With the Crisis on Infinite Earths crossover, the CW Arrowverse achieves one of those DC Comics’s successes—they promise they understand, they promise they get it, they promise they’ll do it right, then it’s terrible. Not just regular terrible but also profoundly inept in some manner. See, you know, DC Comics’s comics for the last… twenty years? Twenty-five? Depends on if you want to see “Zero Hour” as the last chapter of the old or first chapter of the new. And Warner’s even done it with the movies–Batman & Robin and Justice League being the most obvious examples. They say they know what they’ve got, then they show they don’t. The fail the project’s potential.
Like, I hoped it would be better than the regular production values on “Supergirl.” It’s worse. Melissa Benoist gets to play second fiddle to Tyler Hoechlin and Elizabeth Tulloch’s “Superman Family” backdoor pilot, which is fine because Hoechlin and Tulloch are a hell of a lot less obnoxious than the regular cast this episode. Even though it’s a regular “Supergirl” director (Jesse Warn), somehow Jesse Rath’s totally different. Like no one’s on the same page with the character, actor, writers, director, and it makes his every expository deliver simultaneously exasperating and enraging; the show doesn’t have to be so bad, why aren’t they trying to at least not make it its worst. They ought to be showcasing their strengths.
The show’s shockingly inept at introducing the other heroes, which kind of makes sense since you’ve got to spend time with the regular cast since you’re not paying them all to crossover… but maybe mix it up a bit. Ruby Rose and Katie McGrath doing something has a lot more potential entertainment value than McGrath and Chyler Leigh sniping at each other over McGrath’s supervillain potential. Brandon Routh and David Harewood doing something would beat Routh playing second fiddle to Caity Lotz (who gives the episode’s best performance) and Harewood still having his stupid wisdom lines.
Nicole Maines and Azie Tesfai only show up to herd people out of the waterfront area, which has become the show’s biggest and stupidest action trope now. Is it a Vancouver fun run or something, shooting “run from the huge waterfront in the Kansas City stand-in city” every week?
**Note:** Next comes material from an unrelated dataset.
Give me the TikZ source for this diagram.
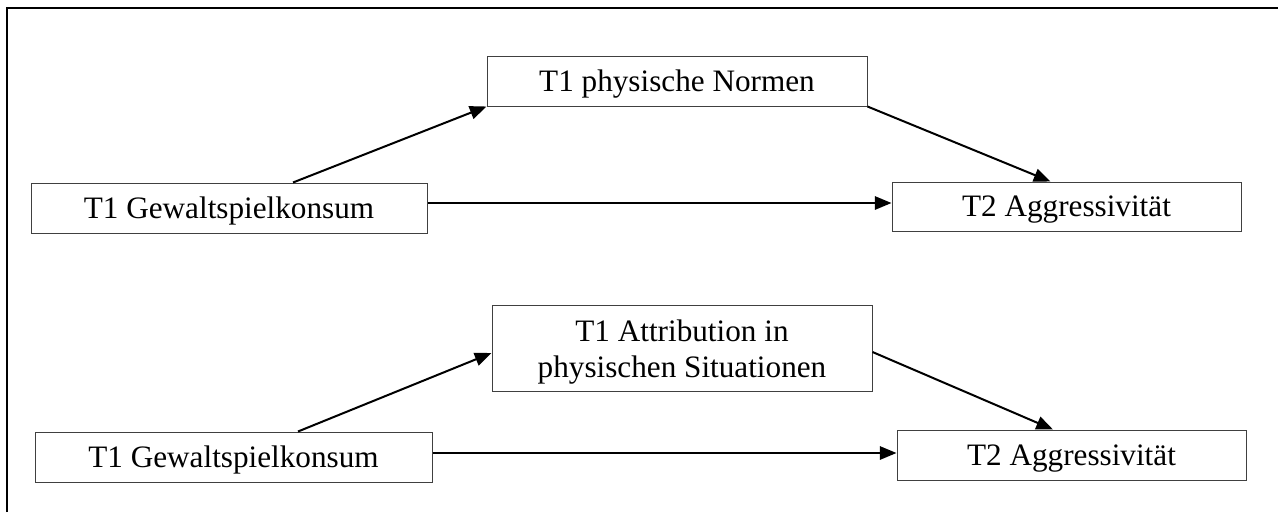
\documentclass[tikz,border=0pt]{standalone}
\usepackage{fontspec}
\setmainfont{Liberation Serif}
\usetikzlibrary{arrows.meta,calc}
\begin{document}
\begin{tikzpicture}[x=0.75pt,y=-0.75pt,
  txt/.style={font=\fontsize{23.4}{27}\selectfont},
  box/.style={draw=black!75,line width=0.75pt,inner sep=0pt,txt},
  onel/.style={text height=15.2pt,text depth=0pt},
  arr/.style={line width=1.5pt,-{Triangle[length=12.5pt,width=10pt]}},
  frame/.style={line width=1.5pt}]
\useasboundingbox (0,0) rectangle (1278,512);
% outer frame (top and left)
\draw[frame] (7,512) -- (7,8) -- (1278,8);

% first model
\node[box,onel,minimum width=297pt,minimum height=37.5pt] (tl) at (229,208) {T1 Gewaltspielkonsum};
\node[box,onel,minimum width=285pt,minimum height=37.5pt] (tm) at (677,81) {T1 physische Normen};
\node[box,onel,minimum width=261.75pt,minimum height=36.75pt] (tr) at (1066.5,206.5) {T2 Aggressivität};

\draw[arr] ($(tl.north)+(64,0)$) -- (tm.south west);
\draw[arr] (tm.south east) -- ($(tr.north)+(-16,0)$);
\draw[arr] ($(tl.east)+(0,-5)$) coordinate (h1) -- (h1 -| tr.west);

% second model
\node[box,onel,minimum width=297.75pt,minimum height=37.5pt] (bl) at (233.5,457) {T1 Gewaltspielkonsum};
\node[box,minimum width=285pt,minimum height=64.5pt] (bm) at (682,348) {};
\node[txt,align=center,inner sep=0pt] (bmtext) at ($(bm.center)+(0,4)$) {T1 Attribution in\\physischen Situationen};
\node[box,onel,minimum width=261.75pt,minimum height=37.5pt] (br) at (1071.5,455) {T2 Aggressivität};

\draw[arr] ($(bl.north)+(64.5,0)$) -- ($(bm.west)+(0,5)$);
\draw[arr] ($(bm.east)+(0,4)$) -- ($(br.north)+(-18.5,0)$);
\draw[arr] ($(bl.east)+(0,-4)$) coordinate (h2) -- (h2 -| br.west);
\end{tikzpicture}
\end{document}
Basically no one gets anything good. Hoechlin and Tulloch excepted. Hoechlin even gets to be sad about Benoist’s long-lost mom dying because guest star Audrey Marie Anderson (who’s terrible and going to be in all of the crossover episodes, which is really bad) didn’t have enough energy in the Dilithium crystals to save her. It’s a poorly plotted episode. Like, I get there needs to be a bunch for Stephen Amell because it’s his last crossover but they pad they heck out of his scenes. He and future daughter Katherine McNamara have the same conversation at least twice, maybe more, and when it gets time for Amell and “Flash” Grant Gustin to have their big crossover moment they don’t get one because there’s not time, there’s already the “Superman Family” pilot in session.
Worse, it’s cheap. They fight the “shadow demons,” which were the “Crisis” comic disposable baddies but they’re like medieval-ish ghosts… like, cheap CGI model ones. All the action sequences with them are terrible, even worse than the “meet Batwoman” action sequence the show goes with. Warn’s never been a good director but they really should’ve gotten someone else.
They also should’ve hired a good composer special for the crossover. The music is truly horrific.
The CW’s Crisis on Infinite Earths is off to its most inevitable start… it’s a shitty DC event crossover.
And while the opening cameos with Robert Wuhl (from Batman 1989) and Burt Ward (from “Batman: The TV Show), along with the clip from “Titans?” They set up a false expectation of competency. Maybe not technical prowess, as the green screen shots are terrible, but they at least suggest the crossover gets its entertainment potential.
Then it fails. Over and over.
Outside convincing me to maybe try “Superman Family” and to reassure me I’m not missing anything on “Arrow,” the show’s greatest success is providing a solid jumping off point.